— begin —
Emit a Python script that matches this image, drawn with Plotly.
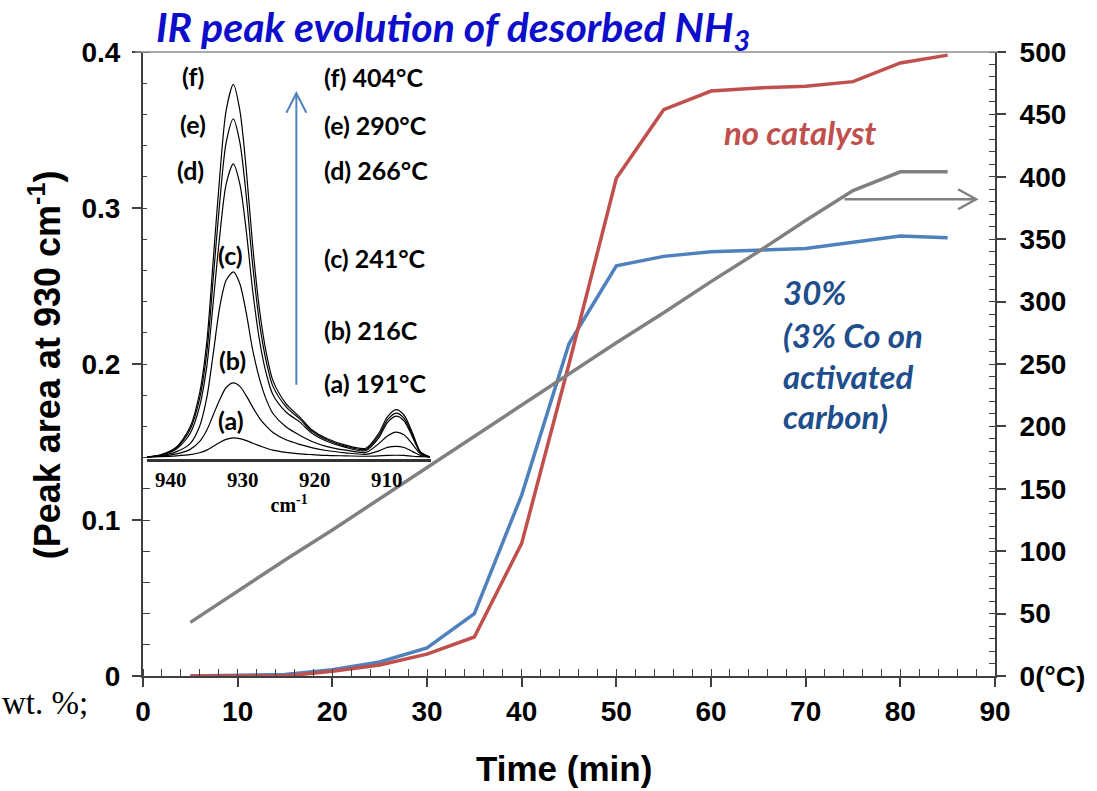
import plotly.graph_objects as go

# ---- main series: desorbed NH3 peak area and temperature vs. time ----
time_min = [5, 10, 15, 20, 25, 30, 35, 40, 45, 50, 55, 60, 65, 70, 75, 80, 85]
no_catalyst = [0.0, 0.0, 0.0, 0.003, 0.007, 0.014, 0.025, 0.085, 0.200, 0.319,
               0.363, 0.375, 0.377, 0.378, 0.381, 0.393, 0.398]
co_on_carbon = [0.0, 0.0005, 0.001, 0.004, 0.009, 0.018, 0.040, 0.116, 0.213, 0.263,
                0.269, 0.272, 0.273, 0.274, 0.278, 0.282, 0.281]
temperature_c = [43, 68, 93, 117, 142, 167, 192, 217, 242, 267,
                 291, 316, 340, 365, 389, 404, 404]

# ---- inset: IR spectra around 930 cm-1 at increasing temperature ----
wavenumber = [943.5, 941.5, 939.2, 937.3, 936.0, 935.0, 934.1, 933.2, 932.3, 931.3,
              930.4, 929.5, 928.6, 927.6, 926.7, 925.8, 924.0, 922.1, 920.3, 918.4,
              915.7, 912.9, 911.1, 909.9, 908.7, 907.6, 906.4, 905.3, 904.0]
spec_a = [0.0, 0.001, 0.003, 0.006, 0.011, 0.018, 0.028, 0.038, 0.046, 0.050,
          0.048, 0.043, 0.036, 0.029, 0.023, 0.018, 0.012, 0.008, 0.006, 0.004,
          0.003, 0.002, 0.003, 0.004, 0.0045, 0.004, 0.002, 0.001, 0.0]
spec_b = [0.0, 0.002, 0.008, 0.020, 0.040, 0.070, 0.110, 0.150, 0.182, 0.194,
          0.185, 0.160, 0.130, 0.100, 0.080, 0.064, 0.045, 0.033, 0.024, 0.017,
          0.011, 0.007, 0.016, 0.025, 0.028, 0.025, 0.014, 0.004, 0.0]
spec_c = [0.0, 0.003, 0.014, 0.035, 0.080, 0.155, 0.270, 0.392, 0.463, 0.485,
          0.454, 0.376, 0.279, 0.200, 0.149, 0.114, 0.079, 0.057, 0.040, 0.028,
          0.018, 0.012, 0.035, 0.055, 0.065, 0.058, 0.033, 0.008, 0.0]
spec_d = [0.0, 0.004, 0.021, 0.062, 0.132, 0.236, 0.405, 0.578, 0.715, 0.768,
          0.715, 0.591, 0.433, 0.298, 0.216, 0.163, 0.118, 0.092, 0.061, 0.042,
          0.025, 0.017, 0.050, 0.090, 0.107, 0.095, 0.052, 0.011, 0.0]
spec_e = [0.0, 0.005, 0.024, 0.072, 0.152, 0.272, 0.467, 0.666, 0.824, 0.886,
          0.824, 0.682, 0.500, 0.342, 0.247, 0.185, 0.132, 0.100, 0.066, 0.046,
          0.028, 0.020, 0.056, 0.097, 0.115, 0.102, 0.057, 0.012, 0.0]
spec_f = [0.0, 0.005, 0.026, 0.079, 0.167, 0.300, 0.515, 0.734, 0.908, 0.976,
          0.908, 0.751, 0.550, 0.376, 0.270, 0.200, 0.140, 0.105, 0.070, 0.049,
          0.031, 0.023, 0.062, 0.105, 0.124, 0.110, 0.062, 0.013, 0.0]
spectra = [spec_a, spec_b, spec_c, spec_d, spec_e, spec_f]
inset_ticks = [940, 930, 920, 910]
curve_tags = ["(f)", "(e)", "(d)", "(c)", "(b)", "(a)"]
curve_temps = ["(f) 404°C", "(e) 290°C", "(d) 266°C", "(c) 241°C", "(b) 216C", "(a) 191°C"]

left_ticks = [0, 0.1, 0.2, 0.3, 0.4]
right_ticks = [0, 50, 100, 150, 200, 250, 300, 350, 400, 450, 500]
right_ticktext = ["0(°C)"] + [str(v) for v in right_ticks[1:]]

# ---- page geometry ----
W, H = 1097, 791
ML, MR, MT, MB = 143, 100, 52, 115
PW, PH = W - ML - MR, H - MT - MB


def fx(px):
    return (px - ML) / PW


def fy(py):
    return (H - MB - py) / PH


RED = "#c0504d"
BLUE = "#4f81bd"
GRAY = "#808080"
AXIS = "#404040"
SANS = "Liberation Sans"
CAL = "Lato"

fig = go.Figure()

fig.add_trace(go.Scatter(x=time_min, y=temperature_c, yaxis="y2", mode="lines",
                         line=dict(color=GRAY, width=3.5), showlegend=False))
fig.add_trace(go.Scatter(x=time_min, y=co_on_carbon, mode="lines",
                         line=dict(color=BLUE, width=3.5), showlegend=False))
fig.add_trace(go.Scatter(x=time_min, y=no_catalyst, mode="lines",
                         line=dict(color=RED, width=3.5), showlegend=False))

for spec in spectra:
    fig.add_trace(go.Scatter(x=wavenumber, y=spec, xaxis="x2", yaxis="y3", mode="lines",
                             line=dict(color="black", width=1.2, shape="spline", smoothing=0.8),
                             showlegend=False, cliponaxis=False))

tickfont = dict(family=SANS, size=28, color="black", weight="bold")

fig.update_layout(
    width=W, height=H,
    margin=dict(l=ML, r=MR, t=MT, b=MB),
    paper_bgcolor="white", plot_bgcolor="white",
    xaxis=dict(domain=[0, 1], range=[0, 90], tickmode="linear", tick0=0, dtick=10,
               ticks="outside", ticklen=9, tickwidth=1.5, tickcolor=AXIS,
               showline=True, linecolor=AXIS, linewidth=2, showgrid=False, zeroline=False,
               tickfont=tickfont,
               minor=dict(ticks="inside", dtick=2, tick0=0, ticklen=7, tickwidth=1.2,
                          tickcolor=AXIS, showgrid=False)),
    yaxis=dict(range=[0, 0.4], tickmode="array", tickvals=left_ticks,
               ticktext=[f"{v:g}" for v in left_ticks],
               ticks="outside", ticklen=9, tickwidth=1.5, tickcolor=AXIS,
               showline=True, linecolor=AXIS, linewidth=2, showgrid=False, zeroline=False,
               tickfont=tickfont, ticklabelstandoff=6,
               minor=dict(tickmode="linear", ticks="inside", dtick=0.02, tick0=0, ticklen=7,
                          tickwidth=1.2, tickcolor=AXIS, showgrid=False)),
    yaxis2=dict(overlaying="y", side="right", anchor="x", range=[0, 500],
                tickmode="array", tickvals=right_ticks, ticktext=right_ticktext,
                ticks="outside", ticklen=9, tickwidth=1.5, tickcolor=AXIS,
                showline=True, linecolor=AXIS, linewidth=2, showgrid=False, zeroline=False,
                tickfont=tickfont, ticklabelstandoff=8,
                minor=dict(tickmode="linear", ticks="inside", dtick=10, tick0=0, ticklen=6,
                           tickwidth=1.2, tickcolor=AXIS, showgrid=False)),
    xaxis2=dict(domain=[fx(147), fx(432)], anchor="y3", range=[943.3, 903.8],
                tickmode="array", tickvals=inset_ticks, ticks="",
                showline=True, linecolor="#333333", linewidth=2.5,
                showgrid=False, zeroline=False,
                tickfont=dict(family="Liberation Serif", size=21, color="black", weight="bold"),
                title=dict(text="cm<sup>-1</sup>", standoff=2,
                           font=dict(family="Liberation Serif", size=20, color="black",
                                     weight="bold"))),
    yaxis3=dict(domain=[fy(458.9), fy(75.3)], anchor="x2", range=[-0.005, 1.0],
                visible=False),
)

shapes = [
    # top frame line of the plot area
    dict(type="line", xref="paper", yref="paper", x0=fx(135), x1=fx(1000), y0=1, y1=1,
         line=dict(color="#8c8c8c", width=1.5)),
    # blue arrow across the spectra (rising temperature)
    dict(type="line", xref="x2", yref="y3", x0=922.55, x1=922.55, y0=0.189, y1=0.953,
         line=dict(color=BLUE, width=2)),
    dict(type="path", xref="x2", yref="y3", path="M 923.93,0.902 L 922.55,0.953 L 921.16,0.902",
         line=dict(color=BLUE, width=2)),
    # gray arrow pointing to the temperature axis
    dict(type="line", xref="x", yref="y2", x0=74.1, x1=88.0, y0=382, y1=382,
         line=dict(color=GRAY, width=2.5)),
    dict(type="path", xref="x", yref="y2", path="M 86.1,390 L 88.0,382 L 86.1,374",
         line=dict(color=GRAY, width=2.5)),
]
fig.update_layout(shapes=shapes)

ann = []
# chart title
ann.append(dict(xref="paper", yref="paper", x=fx(454), y=fy(0), xanchor="center",
                yanchor="top", showarrow=False,
                text="<b><i>IR peak evolution of desorbed NH<sub>3</sub></i></b>",
                font=dict(family=CAL, size=41, color="#0d0dcc")))
# axis titles
ann.append(dict(xref="paper", yref="paper", x=fx(45), y=fy(365), xanchor="center",
                yanchor="middle", showarrow=False, textangle=-90,
                text="<b>(Peak area at 930 cm<sup>-1</sup>)</b>",
                font=dict(family=SANS, size=36, color="black")))
ann.append(dict(xref="paper", yref="paper", x=fx(565), y=fy(768), xanchor="center",
                yanchor="middle", showarrow=False, text="<b>Time (min)</b>",
                font=dict(family=SANS, size=35, color="black")))
ann.append(dict(xref="paper", yref="paper", x=fx(0), y=fy(703), xanchor="left",
                yanchor="middle", showarrow=False, text="wt. %;",
                font=dict(family="Liberation Serif", size=33, color="black")))
# series labels
ann.append(dict(xref="paper", yref="paper", x=fx(802), y=fy(132), xanchor="center",
                yanchor="middle", showarrow=False, text="<b><i>no catalyst</i></b>",
                font=dict(family=CAL, size=33, color=RED)))
for line_text, py in zip(["30%", "(3% Co on", "activated", "carbon)"], [292, 335, 376, 416]):
    ann.append(dict(xref="paper", yref="paper", x=fx(782), y=fy(py), xanchor="left",
                    yanchor="middle", showarrow=False, text=f"<b><i>{line_text}</i></b>",
                    font=dict(family=CAL, size=33, color="#1f4e8c")))
# inset curve tags and temperatures
for tag, (px, py) in zip(curve_tags, [(193, 76), (193, 124), (191, 170), (231, 255), (233, 360), (231, 420)]):
    ann.append(dict(xref="paper", yref="paper", x=fx(px), y=fy(py), xanchor="center",
                    yanchor="middle", showarrow=False, text=f"<b>{tag}</b>",
                    font=dict(family=CAL, size=25, color="black")))
for lab, py in zip(curve_temps, [77, 125, 170, 258, 330, 383]):
    ann.append(dict(xref="paper", yref="paper", x=fx(322), y=fy(py), xanchor="left",
                    yanchor="middle", showarrow=False, text=f"<b>{lab}</b>",
                    font=dict(family=CAL, size=25, color="black")))
fig.update_layout(annotations=ann)

fig.write_html("out.html")
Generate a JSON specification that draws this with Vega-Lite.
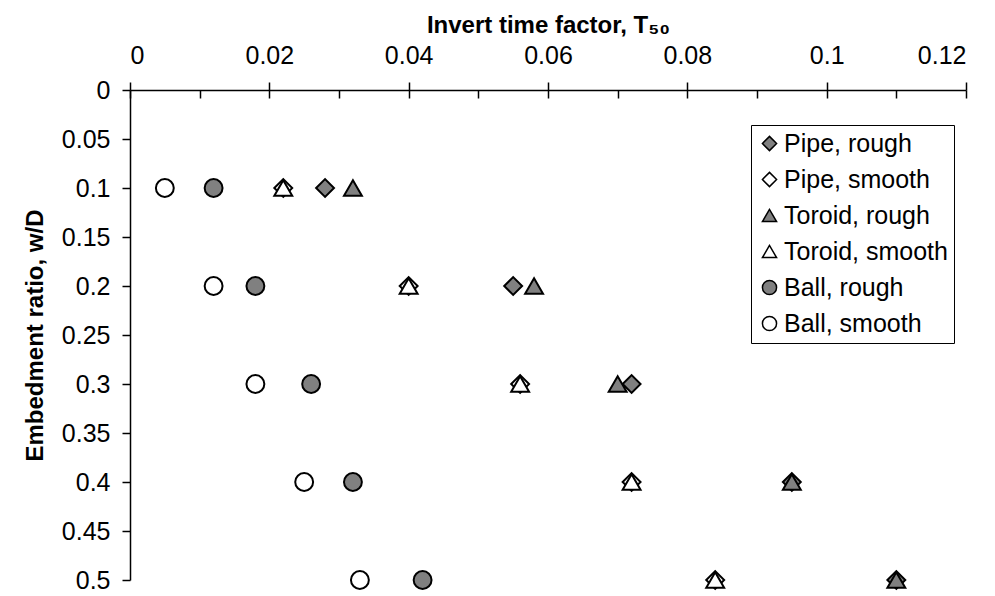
— end —
**Your goal:** Pictures stay out. Repeat only the lines from the beginning of the data through the line that has "291, 316, 340, 365, 389, 404, 404]".

**The output:**
Emit a Python script that matches this image, drawn with Plotly.
import plotly.graph_objects as go

# ---- main series: desorbed NH3 peak area and temperature vs. time ----
time_min = [5, 10, 15, 20, 25, 30, 35, 40, 45, 50, 55, 60, 65, 70, 75, 80, 85]
no_catalyst = [0.0, 0.0, 0.0, 0.003, 0.007, 0.014, 0.025, 0.085, 0.200, 0.319,
               0.363, 0.375, 0.377, 0.378, 0.381, 0.393, 0.398]
co_on_carbon = [0.0, 0.0005, 0.001, 0.004, 0.009, 0.018, 0.040, 0.116, 0.213, 0.263,
                0.269, 0.272, 0.273, 0.274, 0.278, 0.282, 0.281]
temperature_c = [43, 68, 93, 117, 142, 167, 192, 217, 242, 267,
                 291, 316, 340, 365, 389, 404, 404]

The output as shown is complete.